How is a student smart enough to be admitted into the university, but not smart enough to figure out that a professor probably does not want to see your entire bra or the underside of your bum as you enter his or her classroom?
Any fashion magazine will tell you that sheer and lacey tops are “in” right now. But are people so excited that they cannot wait until the upcoming night at a bar or house party to rock the latest trend? It appears so. It also appears, that the top will look so awful with a camisole or tank top under it that a bra or itsy-bitsy bandeau is the only option.
I understand the fact that girls tend to dress to impress other girls. It is a fact of how teenage and young adult women operate. We choose our clothing to appeal to both our sense of style and the sense of style of others around us. It is how trends come into being and styles gain popularity. But I can guarantee even the most trendy fashionista would rather see a student dressed in a simple staple item like a plain sundress accessorized with a statement necklace and some eye-catching sandals than a pair of heels carrying some hot pants and a crop top getting lost in some cleavage.

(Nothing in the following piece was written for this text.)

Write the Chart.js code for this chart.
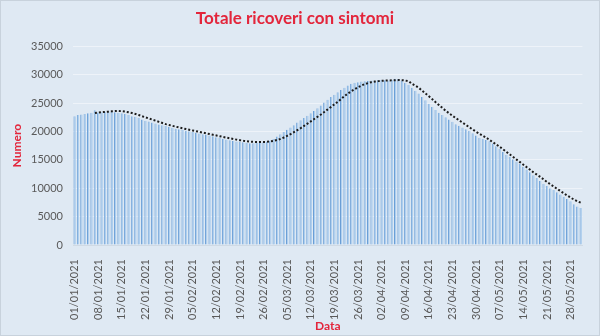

Now you can argue that these pieces are “all the rage” and that the sweltering summer weather only promotes this scantily clad approach to dressing, but PETA already put its stamp on the “I’d rather go naked…” campaign, ending the phrase with “than wear fur” so please stop trying to instill the “I’d rather go naked than look bad for class” campaign. Contrary to what our generation might promote, there are ways to dress sexy without making others around you feel uncomfortable.
And I am not claiming to be a fashion expert (although I do enjoy putting outfits together and take pride in what I wear), but is it too much to ask for students to maintain some integrity and professionalism in the classroom? We take professors seriously as educators and experts and want them to take us seriously as students. But let me ask you this: how in the world is a professor going to assume you are in the classroom to further your knowledge and increase your chances of success in the field you chose to pursue if all he can see is the makeup you wore to a fraternity party last night and the hot pink leopard bra you thought was appropriate to wear to class under a completely see-through top?
Maybe I am being a tad bit old school here (I am a senior after all), but even male university students are commenting on how “shorts are shorter than ever” and “the school has reached a new level of trashy.” It does make me wonder whether or not people realize that your clothing sends a message, and not always in the best way.
At the end of the day, I am not telling people how to dress or saying we need a dress code. I am not even suggesting that our campus should look like the next hot and upcoming location for fashion week; rather, I am simply asking for students to keep in mind the fact that when you look in the mirror and see your outfit for the day, other people have to see it too. And if that is too much to ask, I guess those of us who are bothered by this “skanky” phenomenon can find relief in the fact that a season characterized by cute chunky sweaters, oversized scarves and trendy leather jackets is right around the corner.